══ Data extract ══
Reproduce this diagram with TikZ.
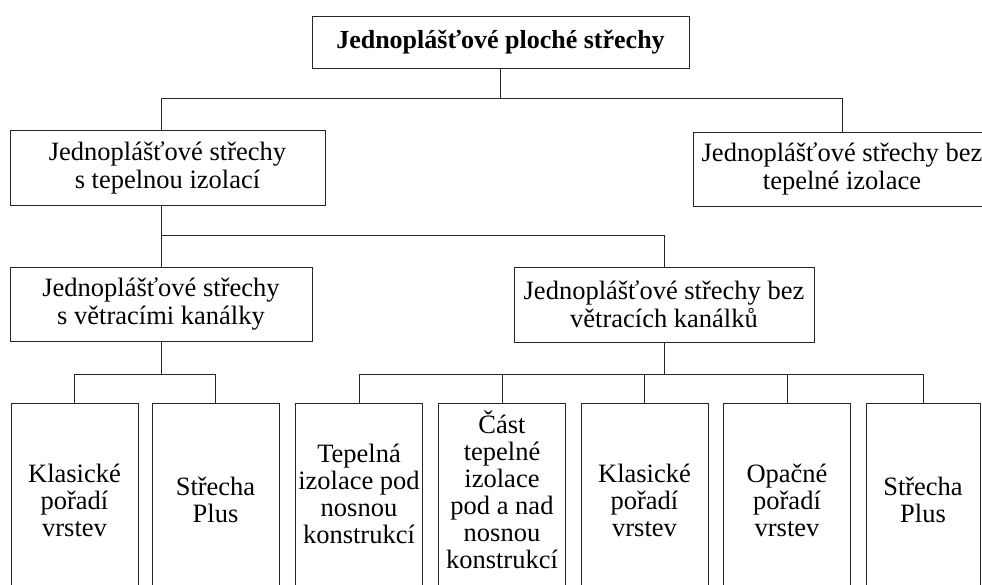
\documentclass[tikz,border=0pt]{standalone}
\usepackage{fontspec}
\setmainfont{Liberation Serif}
\begin{document}
\begin{tikzpicture}[x=1pt,y=1pt]
\tikzset{box/.style={draw=black!85,line width=0.9pt,rectangle,align=center,inner sep=0pt,font=\fontsize{26.5}{27.8}\selectfont}}
\tikzset{leaf/.style={box,minimum width=127pt,minimum height=194pt,font=\fontsize{26.5}{27}\selectfont}}
\tikzset{link/.style={draw=black!85,line width=0.9pt}}
\useasboundingbox (0,0) rectangle (982,-585);
\clip (0,0) rectangle (982,-585);
\node[box,minimum width=377pt,minimum height=52pt,font=\fontsize{26}{27.8}\selectfont\bfseries] (roof) at (500.5,-42) {Jednoplášťové ploché střechy};
\node[box,minimum width=315pt,minimum height=75pt] (sa) at (167.5,-168) {Jednoplášťové střechy\\s tepelnou izolací};
\node[box,minimum width=298pt,minimum height=74pt] (sb) at (842,-169) {Jednoplášťové střechy bez\\tepelné izolace};
\node[box,minimum width=302pt,minimum height=74pt] (va) at (161,-304) {Jednoplášťové střechy\\s větracími kanálky};
\node[box,minimum width=300pt,minimum height=75pt] (vb) at (664,-304.5) {Jednoplášťové střechy bez\\větracích kanálků};
\foreach \n/\x/\d/\t in {k1/74.5/0/{Klasické\\pořadí\\vrstev},
                         k2/215.5/0/{Střecha\\Plus},
                         k3/359/12/{Tepelná\\izolace pod\\nosnou\\konstrukcí},
                         k4/502/20/{Část\\tepelné\\izolace\\pod a nad\\nosnou\\konstrukcí},
                         k5/644.5/0/{Klasické\\pořadí\\vrstev},
                         k6/787/0/{Opačné\\pořadí\\vrstev}}
  \node[leaf,text depth=\d pt] (\n) at (\x,-500) {\t};
\node[leaf,minimum width=114pt] (k7) at (923,-500) {Střecha\\Plus};
\draw[link] (roof.south) -- ++(0,-30.5) -| (sa.north -| va.north);
\draw[link] (roof.south) -- ++(0,-30.5) -| (sb.north);
\draw[link] (sa.south -| va.north) -- (va.north);
\draw[link] (sa.south -| va.north) ++(0,-29.5) -| (vb.north);
\foreach \n in {k1,k2}
  \draw[link] (va.south) -- ++(0,-33) -| (\n.north);
\foreach \n in {k3,k4,k5,k6,k7}
  \draw[link] (vb.south) -- ++(0,-32) -| (\n.north);
\end{tikzpicture}
\end{document}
═══
**Task goal:** Reproduce each line word for word and drop the pictures.

**Right answer:**
Reproduce this diagram with TikZ.
\documentclass[tikz,border=0pt]{standalone}
\usepackage{fontspec}
\setmainfont{Liberation Serif}
\begin{document}
\begin{tikzpicture}[x=1pt,y=1pt]
\tikzset{box/.style={draw=black!85,line width=0.9pt,rectangle,align=center,inner sep=0pt,font=\fontsize{26.5}{27.8}\selectfont}}
\tikzset{leaf/.style={box,minimum width=127pt,minimum height=194pt,font=\fontsize{26.5}{27}\selectfont}}
\tikzset{link/.style={draw=black!85,line width=0.9pt}}
\useasboundingbox (0,0) rectangle (982,-585);
\clip (0,0) rectangle (982,-585);
\node[box,minimum width=377pt,minimum height=52pt,font=\fontsize{26}{27.8}\selectfont\bfseries] (roof) at (500.5,-42) {Jednoplášťové ploché střechy};
\node[box,minimum width=315pt,minimum height=75pt] (sa) at (167.5,-168) {Jednoplášťové střechy\\s tepelnou izolací};
\node[box,minimum width=298pt,minimum height=74pt] (sb) at (842,-169) {Jednoplášťové střechy bez\\tepelné izolace};
\node[box,minimum width=302pt,minimum height=74pt] (va) at (161,-304) {Jednoplášťové střechy\\s větracími kanálky};
\node[box,minimum width=300pt,minimum height=75pt] (vb) at (664,-304.5) {Jednoplášťové střechy bez\\větracích kanálků};
\foreach \n/\x/\d/\t in {k1/74.5/0/{Klasické\\pořadí\\vrstev},
                         k2/215.5/0/{Střecha\\Plus},
                         k3/359/12/{Tepelná\\izolace pod\\nosnou\\konstrukcí},
                         k4/502/20/{Část\\tepelné\\izolace\\pod a nad\\nosnou\\konstrukcí},
                         k5/644.5/0/{Klasické\\pořadí\\vrstev},
                         k6/787/0/{Opačné\\pořadí\\vrstev}}
  \node[leaf,text depth=\d pt] (\n) at (\x,-500) {\t};
\node[leaf,minimum width=114pt] (k7) at (923,-500) {Střecha\\Plus};
\draw[link] (roof.south) -- ++(0,-30.5) -| (sa.north -| va.north);
\draw[link] (roof.south) -- ++(0,-30.5) -| (sb.north);
\draw[link] (sa.south -| va.north) -- (va.north);
\draw[link] (sa.south -| va.north) ++(0,-29.5) -| (vb.north);
\foreach \n in {k1,k2}
  \draw[link] (va.south) -- ++(0,-33) -| (\n.north);
\foreach \n in {k3,k4,k5,k6,k7}
  \draw[link] (vb.south) -- ++(0,-32) -| (\n.north);
\end{tikzpicture}
\end{document}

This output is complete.